Bir tanecik Özgür’ümün söylediği gibi elektrik elektronik mühendisi mi olmalıydım? Benim karşıt fikir olarak sunduğum gibi reklamcı ya da pazarlamacı mı? Yoksa bir türlü beceremeyecekmişim gibi durduğum şekliyle yönetmen ya da yazar mı? O zaman belki seni tanımazdım. O zaman da gidip bir başka şanslı bedene âşık kalırdım.
Ben, benim şanssız bedenim ve benim şanslı bedenlerim.
Ben, kendime nefretim ve elde etmek istediğim güzellikler.
Ben, Serkan ve 8 yıl.
Ben, Serkan ve Isparta.
Ben, Serkan ve “Ben gidirim”.
Ben, benim şanssız bedenim ve benim şanslı bedenlerim.
Her şeyin açıklaması aslında bu kadar basit mi? Bütün olanlar bu kadar yüzeysel mi? Amerikan güzelleri, yerin iki metre altları, sarık kafalar birer gösteriden ibaret mi? Dünya şanslı bedenleri seven şanslı bedenler, şanslı bedenleri seven şanssız bedenler ve şanssızlıklarını sürdüren şanssız bedenler üzerine mi…

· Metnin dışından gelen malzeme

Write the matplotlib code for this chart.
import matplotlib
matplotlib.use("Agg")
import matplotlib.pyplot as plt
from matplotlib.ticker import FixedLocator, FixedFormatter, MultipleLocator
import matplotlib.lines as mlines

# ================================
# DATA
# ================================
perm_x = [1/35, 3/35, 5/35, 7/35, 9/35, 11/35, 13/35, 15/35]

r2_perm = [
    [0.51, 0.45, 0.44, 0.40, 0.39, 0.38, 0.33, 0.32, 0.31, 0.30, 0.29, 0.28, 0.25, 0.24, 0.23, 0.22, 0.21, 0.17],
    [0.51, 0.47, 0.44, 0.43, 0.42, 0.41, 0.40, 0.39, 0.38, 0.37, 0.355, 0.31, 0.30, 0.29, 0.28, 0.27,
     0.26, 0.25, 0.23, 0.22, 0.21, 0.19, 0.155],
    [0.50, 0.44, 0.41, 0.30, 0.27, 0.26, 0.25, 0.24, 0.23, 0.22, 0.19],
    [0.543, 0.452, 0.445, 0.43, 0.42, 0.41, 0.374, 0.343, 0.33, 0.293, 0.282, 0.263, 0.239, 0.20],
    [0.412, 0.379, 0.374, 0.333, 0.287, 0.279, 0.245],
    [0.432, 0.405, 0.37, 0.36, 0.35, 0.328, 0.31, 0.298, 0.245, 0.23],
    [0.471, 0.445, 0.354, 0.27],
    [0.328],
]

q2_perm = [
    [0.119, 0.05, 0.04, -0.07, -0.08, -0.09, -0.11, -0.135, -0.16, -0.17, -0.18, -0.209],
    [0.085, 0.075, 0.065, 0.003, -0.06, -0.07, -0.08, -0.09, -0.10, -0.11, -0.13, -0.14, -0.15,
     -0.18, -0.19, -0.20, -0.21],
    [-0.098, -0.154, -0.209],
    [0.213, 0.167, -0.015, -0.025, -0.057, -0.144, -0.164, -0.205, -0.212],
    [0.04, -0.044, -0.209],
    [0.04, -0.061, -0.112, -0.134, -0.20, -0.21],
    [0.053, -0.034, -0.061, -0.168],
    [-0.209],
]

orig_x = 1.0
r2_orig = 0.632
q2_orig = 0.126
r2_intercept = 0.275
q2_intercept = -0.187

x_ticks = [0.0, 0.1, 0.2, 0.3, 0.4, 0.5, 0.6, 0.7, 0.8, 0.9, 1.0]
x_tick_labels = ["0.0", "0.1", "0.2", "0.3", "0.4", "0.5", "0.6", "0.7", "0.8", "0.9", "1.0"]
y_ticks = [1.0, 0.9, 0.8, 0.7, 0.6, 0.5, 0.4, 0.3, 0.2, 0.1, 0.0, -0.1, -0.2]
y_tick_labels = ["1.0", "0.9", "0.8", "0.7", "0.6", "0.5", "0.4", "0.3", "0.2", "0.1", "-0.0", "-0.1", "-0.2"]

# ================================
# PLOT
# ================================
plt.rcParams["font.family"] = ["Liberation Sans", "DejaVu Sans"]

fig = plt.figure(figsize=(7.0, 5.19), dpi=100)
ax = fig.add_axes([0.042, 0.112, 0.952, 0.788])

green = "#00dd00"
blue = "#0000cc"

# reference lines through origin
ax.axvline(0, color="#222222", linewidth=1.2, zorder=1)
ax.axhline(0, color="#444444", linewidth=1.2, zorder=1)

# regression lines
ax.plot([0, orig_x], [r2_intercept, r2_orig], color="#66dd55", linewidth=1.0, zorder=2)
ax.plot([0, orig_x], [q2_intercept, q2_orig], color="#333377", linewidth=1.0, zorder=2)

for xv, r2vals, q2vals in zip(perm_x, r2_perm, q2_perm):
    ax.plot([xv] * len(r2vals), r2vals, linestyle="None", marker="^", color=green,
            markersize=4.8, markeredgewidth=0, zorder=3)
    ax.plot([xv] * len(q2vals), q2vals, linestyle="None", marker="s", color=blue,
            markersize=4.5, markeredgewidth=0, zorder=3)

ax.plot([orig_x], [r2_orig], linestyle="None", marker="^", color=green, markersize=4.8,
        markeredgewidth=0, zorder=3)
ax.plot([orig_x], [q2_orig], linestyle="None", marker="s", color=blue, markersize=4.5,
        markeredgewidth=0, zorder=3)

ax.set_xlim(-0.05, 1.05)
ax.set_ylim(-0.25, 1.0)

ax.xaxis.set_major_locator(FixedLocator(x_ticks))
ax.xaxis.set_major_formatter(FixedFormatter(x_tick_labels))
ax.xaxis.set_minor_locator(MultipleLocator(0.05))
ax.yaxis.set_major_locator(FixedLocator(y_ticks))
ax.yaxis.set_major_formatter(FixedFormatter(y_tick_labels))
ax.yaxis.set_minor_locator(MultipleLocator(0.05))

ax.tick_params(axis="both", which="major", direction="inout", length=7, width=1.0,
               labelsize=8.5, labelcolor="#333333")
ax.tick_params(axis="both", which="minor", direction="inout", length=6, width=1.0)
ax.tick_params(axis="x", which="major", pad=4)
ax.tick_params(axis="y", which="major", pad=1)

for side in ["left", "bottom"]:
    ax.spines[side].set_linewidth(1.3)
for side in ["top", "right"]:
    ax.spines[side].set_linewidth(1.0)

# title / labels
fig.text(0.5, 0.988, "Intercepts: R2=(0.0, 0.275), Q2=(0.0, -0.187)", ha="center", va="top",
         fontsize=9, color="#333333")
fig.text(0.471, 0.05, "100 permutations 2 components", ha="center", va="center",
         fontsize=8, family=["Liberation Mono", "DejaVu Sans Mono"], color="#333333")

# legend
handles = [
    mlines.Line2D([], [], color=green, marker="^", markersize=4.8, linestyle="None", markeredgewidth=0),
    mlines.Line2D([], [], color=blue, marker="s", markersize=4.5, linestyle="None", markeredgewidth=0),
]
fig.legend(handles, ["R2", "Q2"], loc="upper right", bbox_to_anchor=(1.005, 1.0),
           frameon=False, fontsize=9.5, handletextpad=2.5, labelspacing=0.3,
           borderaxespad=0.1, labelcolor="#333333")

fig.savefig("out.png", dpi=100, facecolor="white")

Yine bir gece görüşmemek mi beni bu hale sokan? Sen bir tür uyuşturucu musun? Seni gördüğüm anlarda bunları düşünmüyorken, arkanı döndüğünde böyle derine gömülebiliyorsam; ben sahtekâr mıyım yoksa sen çok güçlü bir unutturucu musun? Uyumak için sana ihtiyacım çok mu? Sen varken de uyumasam olur mu? Hangi ben gerçek? İkisi de, değil mi. Biliyorum. Bir türlü değiştirmeye gönlümün razı gelmediği Nazan Öncel sözleri gibi. “Hatırına sustum, her şeye sustum, içimdeki delilikleri dünyaya kustum.”
Kaydol:
Kayıt Yorumları (Atom)
2023 - Kalan 6 Ay
Temmuz, on beş ay sonra spor salonlarına döndüğüm ve eğer bir kaza bela olmazsa, nasıl öleceğimi de öğrendiğim ay oldu. Bunun getirdiği duyg...
-
Başlığın bile yeterince şok edici olduğunun farkındayım. Günlerdir arabesk soslu aşk nidalarımı okumaktan sıkılmışsınızdır belki düşüncesiyl...
-
Yasemin Alkaya; bale eğitimi almış, konservatuar mezunu bir tiyatro sanatçısı olarak tanınıyor. Fotomodellik de yapmış ve bir kafe işletiyor...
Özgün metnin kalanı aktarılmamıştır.